### SHORT PROBLEM
Return precisely the span of lines from the top of the material below to the line containing "306, 315, 272, 277, 277, 338, 339, 344, 311, 307]", both included. Pictures are excluded.

### SOURCE MATERIAL
---------------

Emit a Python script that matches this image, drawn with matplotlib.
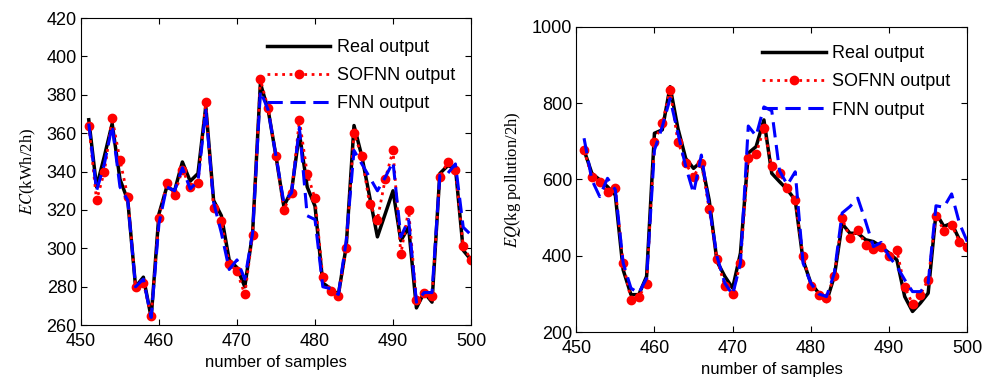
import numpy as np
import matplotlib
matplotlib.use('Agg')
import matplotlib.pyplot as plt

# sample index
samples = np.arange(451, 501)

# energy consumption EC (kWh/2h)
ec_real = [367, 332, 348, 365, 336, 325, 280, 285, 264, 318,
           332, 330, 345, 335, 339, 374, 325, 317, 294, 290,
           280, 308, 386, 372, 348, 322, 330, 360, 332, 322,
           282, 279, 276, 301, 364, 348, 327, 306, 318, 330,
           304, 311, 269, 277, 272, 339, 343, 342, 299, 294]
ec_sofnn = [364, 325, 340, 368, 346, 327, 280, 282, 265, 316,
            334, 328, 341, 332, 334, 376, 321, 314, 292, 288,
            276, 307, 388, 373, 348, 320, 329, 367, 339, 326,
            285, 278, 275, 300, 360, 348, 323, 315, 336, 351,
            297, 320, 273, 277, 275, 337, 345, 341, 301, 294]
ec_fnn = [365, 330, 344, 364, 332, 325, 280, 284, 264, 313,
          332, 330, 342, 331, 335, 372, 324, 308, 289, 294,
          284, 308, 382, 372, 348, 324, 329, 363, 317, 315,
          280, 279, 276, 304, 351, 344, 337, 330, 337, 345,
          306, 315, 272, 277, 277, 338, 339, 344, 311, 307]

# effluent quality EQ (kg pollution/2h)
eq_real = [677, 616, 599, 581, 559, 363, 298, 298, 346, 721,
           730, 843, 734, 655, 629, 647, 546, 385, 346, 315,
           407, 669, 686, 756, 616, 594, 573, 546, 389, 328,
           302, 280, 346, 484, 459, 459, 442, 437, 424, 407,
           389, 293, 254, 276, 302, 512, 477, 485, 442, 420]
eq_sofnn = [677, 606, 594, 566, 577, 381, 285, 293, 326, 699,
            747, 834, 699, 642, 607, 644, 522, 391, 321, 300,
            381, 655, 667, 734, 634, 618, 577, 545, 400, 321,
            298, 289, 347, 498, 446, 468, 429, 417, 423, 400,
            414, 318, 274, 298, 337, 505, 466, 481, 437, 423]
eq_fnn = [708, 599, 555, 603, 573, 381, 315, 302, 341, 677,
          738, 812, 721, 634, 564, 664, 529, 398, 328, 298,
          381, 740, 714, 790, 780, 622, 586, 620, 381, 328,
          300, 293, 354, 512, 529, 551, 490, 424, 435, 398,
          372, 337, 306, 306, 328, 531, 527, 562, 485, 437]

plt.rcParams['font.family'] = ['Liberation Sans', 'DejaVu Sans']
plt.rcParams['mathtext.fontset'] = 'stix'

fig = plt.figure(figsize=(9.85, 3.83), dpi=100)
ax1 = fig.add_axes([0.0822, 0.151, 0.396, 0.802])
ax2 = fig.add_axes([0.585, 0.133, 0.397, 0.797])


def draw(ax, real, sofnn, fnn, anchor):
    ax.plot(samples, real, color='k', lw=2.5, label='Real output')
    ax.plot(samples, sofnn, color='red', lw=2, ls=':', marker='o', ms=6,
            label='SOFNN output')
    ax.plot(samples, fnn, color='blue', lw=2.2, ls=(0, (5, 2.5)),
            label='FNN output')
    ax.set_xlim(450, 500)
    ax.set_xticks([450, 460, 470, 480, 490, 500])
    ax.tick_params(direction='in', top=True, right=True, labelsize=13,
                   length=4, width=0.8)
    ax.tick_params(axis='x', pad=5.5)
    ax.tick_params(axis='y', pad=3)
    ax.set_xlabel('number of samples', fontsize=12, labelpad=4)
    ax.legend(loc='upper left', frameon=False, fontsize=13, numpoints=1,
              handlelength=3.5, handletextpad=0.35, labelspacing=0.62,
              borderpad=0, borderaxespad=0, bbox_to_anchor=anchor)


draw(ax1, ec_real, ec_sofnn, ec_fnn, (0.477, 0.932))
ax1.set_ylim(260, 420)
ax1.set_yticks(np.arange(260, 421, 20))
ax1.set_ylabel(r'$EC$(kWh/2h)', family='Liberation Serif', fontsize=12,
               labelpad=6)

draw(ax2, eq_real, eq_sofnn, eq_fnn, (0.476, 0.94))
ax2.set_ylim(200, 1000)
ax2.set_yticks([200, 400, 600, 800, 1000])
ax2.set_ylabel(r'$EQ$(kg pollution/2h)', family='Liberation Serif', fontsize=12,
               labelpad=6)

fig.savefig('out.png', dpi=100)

---------------

### EXERCISE ANSWER
Emit a Python script that matches this image, drawn with matplotlib.
import numpy as np
import matplotlib
matplotlib.use('Agg')
import matplotlib.pyplot as plt

# sample index
samples = np.arange(451, 501)

# energy consumption EC (kWh/2h)
ec_real = [367, 332, 348, 365, 336, 325, 280, 285, 264, 318,
           332, 330, 345, 335, 339, 374, 325, 317, 294, 290,
           280, 308, 386, 372, 348, 322, 330, 360, 332, 322,
           282, 279, 276, 301, 364, 348, 327, 306, 318, 330,
           304, 311, 269, 277, 272, 339, 343, 342, 299, 294]
ec_sofnn = [364, 325, 340, 368, 346, 327, 280, 282, 265, 316,
            334, 328, 341, 332, 334, 376, 321, 314, 292, 288,
            276, 307, 388, 373, 348, 320, 329, 367, 339, 326,
            285, 278, 275, 300, 360, 348, 323, 315, 336, 351,
            297, 320, 273, 277, 275, 337, 345, 341, 301, 294]
ec_fnn = [365, 330, 344, 364, 332, 325, 280, 284, 264, 313,
          332, 330, 342, 331, 335, 372, 324, 308, 289, 294,
          284, 308, 382, 372, 348, 324, 329, 363, 317, 315,
          280, 279, 276, 304, 351, 344, 337, 330, 337, 345,
          306, 315, 272, 277, 277, 338, 339, 344, 311, 307]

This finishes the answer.